The global church in an English village
The Londoners who come to Aylesford as pilgrims are an impressively polychrome microcosm of Christianity.
I once suggested that if the Roman Catholic Church ever chose a single motto, an excellent candidate might be Iter semper (always traveling). That is particularly true today, when the church in Europe is passing through so many crises and yet is being constantly revived and strengthened by new arrivals.
As one representative illustration, look at the popular English pilgrimage site of Aylesford, in Kent. There, in 1240, English Christians imported the Carmelite tradition from the Holy Land and established a house in that order. Aylesford was, in a sense, an immigrant foundation. An early prior was Simon Stock, who became a venerated saint. After centuries of secular use, the house once again became a pilgrimage destination in the 1950s, at first on a limited scale. The real explosion came at the end of the century, when Aylesford started attracting crowds drawn chiefly from newer ethnic and immigrant groups from the Greater London area.

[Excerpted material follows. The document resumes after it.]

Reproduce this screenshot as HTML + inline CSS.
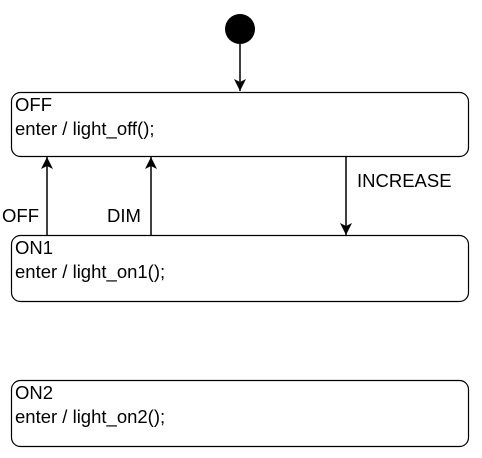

During one of the many pilgrimages in any given year, Aylesford looks like an impressively polychrome microcosm of the universal church. Among the many specialized events held in 2020 were gatherings intended for Indians (with separate days set aside for Tamils, Goans, and Keralans), as well as Nigerians, Brazilians, Italians, Portuguese, and Poles. A generic Caribbean event is one of the most popular. The faithful can incorporate several historic shrines in a substantial walk through Kent, the Augustine Camino, named for the celebrated Spanish route to Santiago.